Zerrissene Erde | N. K. Jemisin (The Fifth Season, die große Stille 2015–2017)

Mit ihrer Trilogie Die große Stille (Broken Earth) schrieb N. K. Jemisin Geschichte, gewann sie doch mit allen drei Bänden drei Jahre in Folge den Hugo Award für den besten Roman (für Zerrissene ErdeBrennender Fels und Steinerner Himmel). Schon der Einstiegsband bewegt sich jenseits ausgetretener Genrepfade, erzählt auf radikale Weise mit interessanten Erzählperspektiven und überraschenden Wendungen von einer Welt kurz vor dem Untergang. Moderne Fantasy, die sich vom Genrekanon gelöst hat und visionär, mit meisterhafter Sprache neue Maßstäbe setzt. High-Concept-Phantastik, die dabei aber nicht vergisst, eine bewegende Geschichte zu erzählen.

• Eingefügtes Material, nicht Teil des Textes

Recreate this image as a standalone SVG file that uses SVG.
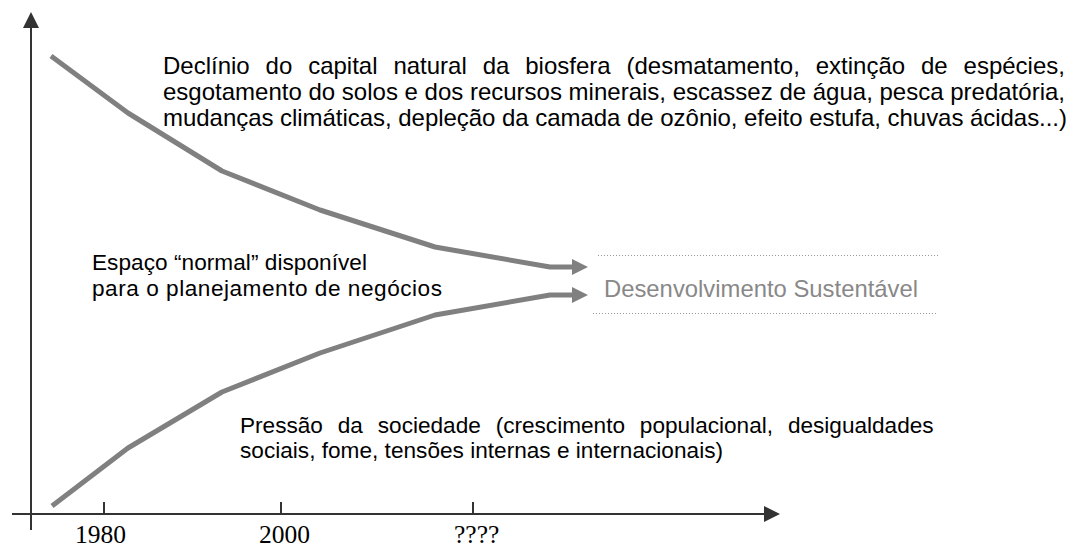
<svg xmlns="http://www.w3.org/2000/svg" width="1082" height="546" viewBox="0 0 1082 546">
<style>
.axis{stroke:#333;stroke-width:2;fill:none}
.ah{fill:#333}
.curve{stroke:#808080;stroke-width:5;fill:none;stroke-linejoin:round}
.ch{fill:#808080}
.dot{stroke:#999;stroke-width:1;stroke-dasharray:1 2;fill:none}
.t{font-family:"Liberation Sans",Arial,sans-serif;font-size:22.6px;fill:#000}
.tb{font-family:"Liberation Sans",Arial,sans-serif;font-size:24px;fill:#000}
.g{font-family:"Liberation Sans",Arial,sans-serif;font-size:23.8px;fill:#888}
.d{font-family:"Liberation Serif","Times New Roman",serif;font-size:25.5px;fill:#000}
</style>
<rect width="1082" height="546" fill="#fff"/>
<g id="axes">
<line class="axis" x1="31" y1="26" x2="31" y2="530"/>
<polygon class="ah" points="31,12 23,28 39,28"/>
<line class="axis" x1="12" y1="514" x2="766" y2="514"/>
<polygon class="ah" points="780,514 764,506 764,522"/>
<line class="axis" x1="104" y1="502" x2="104" y2="514"/>
<line class="axis" x1="281" y1="502" x2="281" y2="514"/>
<line class="axis" x1="473" y1="502" x2="473" y2="514"/>
<text class="d" x="75" y="543">1980</text>
<text class="d" x="259" y="543">2000</text>
<text class="d" x="454" y="543">????</text>
</g>
<g id="connectors">
<polyline class="curve" points="51,56 128,113 222,171 320,210 435,247 550,267 574,267"/>
<polygon class="ch" points="572,259 588,267 572,275"/>
<polyline class="curve" points="52,506 128,448 222,392 320,353 435,315 550,295 574,295"/>
<polygon class="ch" points="572,287 588,295 572,303"/>
</g>
<g id="declinio">
<text class="tb" x="163" y="74" word-spacing="9.2">Declínio do capital natural da biosfera (desmatamento, extinção de espécies,</text>
<text class="tb" x="163" y="100" textLength="902" lengthAdjust="spacing">esgotamento do solos e dos recursos minerais, escassez de água, pesca predatória,</text>
<text class="tb" x="163" y="125.5" textLength="904" lengthAdjust="spacing">mudanças climáticas, depleção da camada de ozônio, efeito estufa, chuvas ácidas...)</text>
</g>
<g id="espaco">
<text class="t" x="92" y="270" textLength="275" lengthAdjust="spacing">Espaço “normal” disponível</text>
<text class="t" x="92" y="295.5" textLength="350" lengthAdjust="spacing">para o planejamento de negócios</text>
</g>
<g id="desenvolvimento">
<line class="dot" x1="598" y1="255.5" x2="938" y2="255.5"/>
<text class="g" x="604" y="296.5" textLength="314" lengthAdjust="spacing">Desenvolvimento Sustentável</text>
<line class="dot" x1="593" y1="313.5" x2="938" y2="313.5"/>
</g>
<g id="pressao">
<text class="t" x="240" y="433" word-spacing="8.6">Pressão da sociedade (crescimento populacional, desigualdades</text>
<text class="t" x="240" y="458" textLength="483" lengthAdjust="spacing">sociais, fome, tensões internas e internacionais)</text>
</g>
</svg>
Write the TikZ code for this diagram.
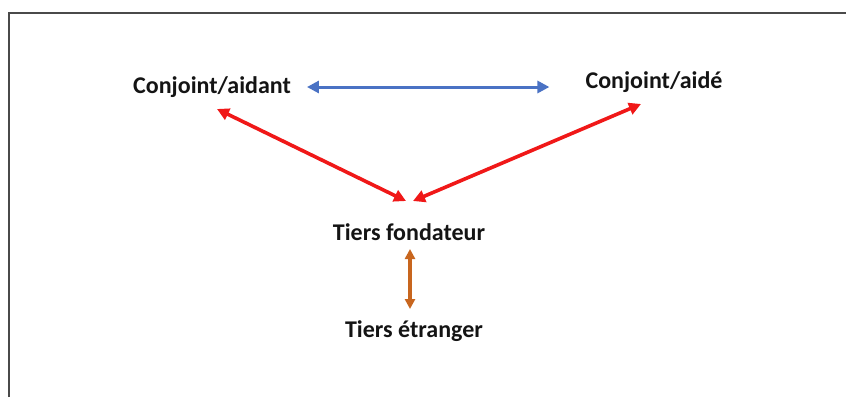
\documentclass[tikz,border=0pt]{standalone}
\usepackage{fontspec}
\setmainfont{Carlito}
\usetikzlibrary{arrows.meta}
\definecolor{redarrow}{HTML}{F01818}
\definecolor{bluearrow}{HTML}{4A72C4}
\definecolor{orangearrow}{HTML}{C8661E}
\definecolor{framegray}{HTML}{4A4A4A}
\begin{document}
\begin{tikzpicture}[x=1pt,y=-1pt,
  lbl/.style={font=\bfseries\fontsize{24}{28}\selectfont, text=black!92, inner sep=2pt},
  dblarrow/.style={line width=3.6pt, {Triangle[length=12pt,width=12pt]}-{Triangle[length=12pt,width=12pt]}},
]
\useasboundingbox (0,0) rectangle (846,397);
\fill[white] (0,0) rectangle (846,397);
\draw[framegray, line width=2pt] (9,397) -- (9,13) -- (846,13);

\node[lbl] (aidant) at (212,87) {Conjoint/aidant};
\node[lbl] (aide) at (654,82) {Conjoint/aidé};
\node[lbl] (fond) at (409,232) {Tiers fondateur};
\node[lbl] (etr) at (414,331) {Tiers étranger};

\coordinate (redL) at (217,109);
\coordinate (redR) at (641,104);
\coordinate (redB1) at (406,201);
\coordinate (redB2) at (413,201);
\coordinate (orT) at (410,249);
\coordinate (orB) at (410,309);

\draw[dblarrow, bluearrow, line width=3pt] ([xshift=14pt]aidant.east) -- ([xshift=-34pt]aide.west |- aidant.east);
\draw[dblarrow, redarrow] (redL) -- (redB1);
\draw[dblarrow, redarrow] (redB2) -- (redR);
\draw[dblarrow, orangearrow, line width=3.8pt, {Triangle[length=10pt,width=10pt]}-{Triangle[length=10pt,width=10pt]}] (orT) -- (orB);
\end{tikzpicture}
\end{document}
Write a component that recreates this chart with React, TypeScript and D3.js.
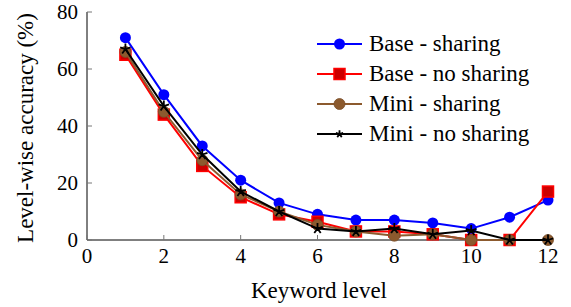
import React from "react";
import * as d3 from "d3";

const levels = [1, 2, 3, 4, 5, 6, 7, 8, 9, 10, 11, 12];
const baseSharing = [71, 51, 33, 21, 13, 9, 7, 7, 6, 4, 8, 14];
const baseNoSharing = [65, 44, 26, 15, 9, 6.4, 3, 3, 2, 0, 0, 17];
const miniSharing = [66, 45, 28, 16, 10, 5.3, 3, 1.5, 2, 0, 0, 0];
const miniNoSharing = [67, 47, 30, 17, 10, 4, 3, 4, 2, 3.3, 0, 0];
const xTicks = [0, 2, 4, 6, 8, 10, 12];
const yTicks = [0, 20, 40, 60, 80];

const seriesNames = ["Base - sharing", "Base - no sharing", "Mini - sharing", "Mini - no sharing"];
const seriesColors = ["#0000ff", "#ff0000", "#8c5a2e", "#000000"];
const seriesMarkers = ["circle", "square", "brownCircle", "star"];
const seriesValues = [baseSharing, baseNoSharing, miniSharing, miniNoSharing];

const font = "Liberation Serif, Times New Roman, Times, serif";

function starPath(r: number) {
  let d = "";
  for (let k = 0; k < 5; k++) {
    const a = -Math.PI / 2 + (k * 2 * Math.PI) / 5;
    d += `M0,0L${(r * Math.cos(a)).toFixed(2)},${(r * Math.sin(a)).toFixed(2)}`;
  }
  return d;
}

function Marker({ type, x, y, s = 1 }: { type: string; x: number; y: number; s?: number }) {
  if (type === "circle") return <circle cx={x} cy={y} r={5.5 * s} fill="#0000ff" />;
  if (type === "square")
    return (
      <rect x={x - 5.5 * s} y={y - 5.5 * s} width={11 * s} height={11 * s} fill="#cc0000" stroke="#ff0000" strokeWidth={1.5} />
    );
  if (type === "brownCircle")
    return <circle cx={x} cy={y} r={5.5 * s} fill="#8c5a2e" stroke="#7a4e28" strokeWidth={0.8} />;
  return <path d={starPath(5.5 * s)} transform={`translate(${x},${y})`} fill="none" stroke="#000" strokeWidth={1.8} />;
}

export default function App() {
  const W = 571, H = 307;
  const x = d3.scaleLinear().domain([0, 12]).range([87, 548]);
  const y = d3.scaleLinear().domain([0, 80]).range([240, 12]);
  const line = d3.line<number>().x((_, i) => x(levels[i])).y((d) => y(d));
  const tickStyle = { fontFamily: font, fontSize: 21 };
  const ts = { fontFamily: font, fontSize: 23 };

  return (
    <svg width={W} height={H} style={{ position: "absolute", left: 0, top: 0 }}>
      <rect width={W} height={H} fill="#fff" />
      <line x1={x(0)} x2={x(0)} y1={y(80)} y2={y(0)} stroke="#000" strokeWidth={1} />
      <line x1={x(0)} x2={x(12)} y1={y(0)} y2={y(0)} stroke="#000" strokeWidth={1} />
      {yTicks.map((t) => (
        <g key={"y" + t}>
          <line x1={x(0)} x2={x(0) + 5} y1={y(t)} y2={y(t)} stroke="#777" strokeWidth={1} />
          <text x={x(0) - 9} y={y(t)} dy="0.33em" textAnchor="end" style={tickStyle}>
            {t}
          </text>
        </g>
      ))}
      {xTicks.map((t) => (
        <g key={"x" + t}>
          <line x1={x(t)} x2={x(t)} y1={y(0)} y2={y(0) - 5} stroke="#777" strokeWidth={1} />
          <text x={x(t)} y={263} textAnchor="middle" style={tickStyle}>
            {t}
          </text>
        </g>
      ))}
      <text x={319} y={298} textAnchor="middle" style={ts}>
        Keyword level
      </text>
      <text transform={`translate(33,128) rotate(-90)`} textAnchor="middle" style={ts}>
        Level-wise accuracy (%)
      </text>
      {seriesValues.map((vals, si) => (
        <g key={"s" + si}>
          <path d={line(vals) || ""} fill="none" stroke={seriesColors[si]} strokeWidth={2} />
          {vals.map((v, i) => (
            <Marker key={i} type={seriesMarkers[si]} x={x(levels[i])} y={y(v)} />
          ))}
        </g>
      ))}
      {seriesNames.map((n, i) => {
        const ly = 44 + i * 30;
        return (
          <g key={"l" + i}>
            <line x1={317} x2={362} y1={ly} y2={ly} stroke={seriesColors[i]} strokeWidth={2} />
            <Marker type={seriesMarkers[i]} x={339.5} y={ly} s={i === 3 ? 0.7 : 1} />
            <text x={369} y={ly + 7} style={ts}>
              {n}
            </text>
          </g>
        );
      })}
    </svg>
  );
}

Die Zwerge | Markus Heitz (2003)

Nachdem sich der Sammelband Die Orks von Stan Nicholls 2002 überraschend gut verkaufte, fragte Heyne bei Markus Heitz nach, ob er nicht auch einen Fantasyroman zu einem von Tolkiens Völkern schreiben könne. Was folgte, waren Die Zwerge und ein Fantasyboom in Deutschland, der seinesgleichen sucht. Erzählt wird von dem Geborgenen Land, das von Orks, Trollen und Ogern bedroht wird, und von dem Zwerg Tungdil Bolofar, der sich der Bedrohung und einer dunklen Prophezeiung stellen muss. Gefolgt von vier Fortsetzungen (und aktuell sogar Die Rückkehr der Zwerge), die Markus Heitz zu einem der erfolgreichsten und bekanntesten Fantasyautoren Deutschlands machten, der sich aber auch in anderen Genres und Welten bewegte und sich nicht auf dem Erfolg der Zwerge ausruhte.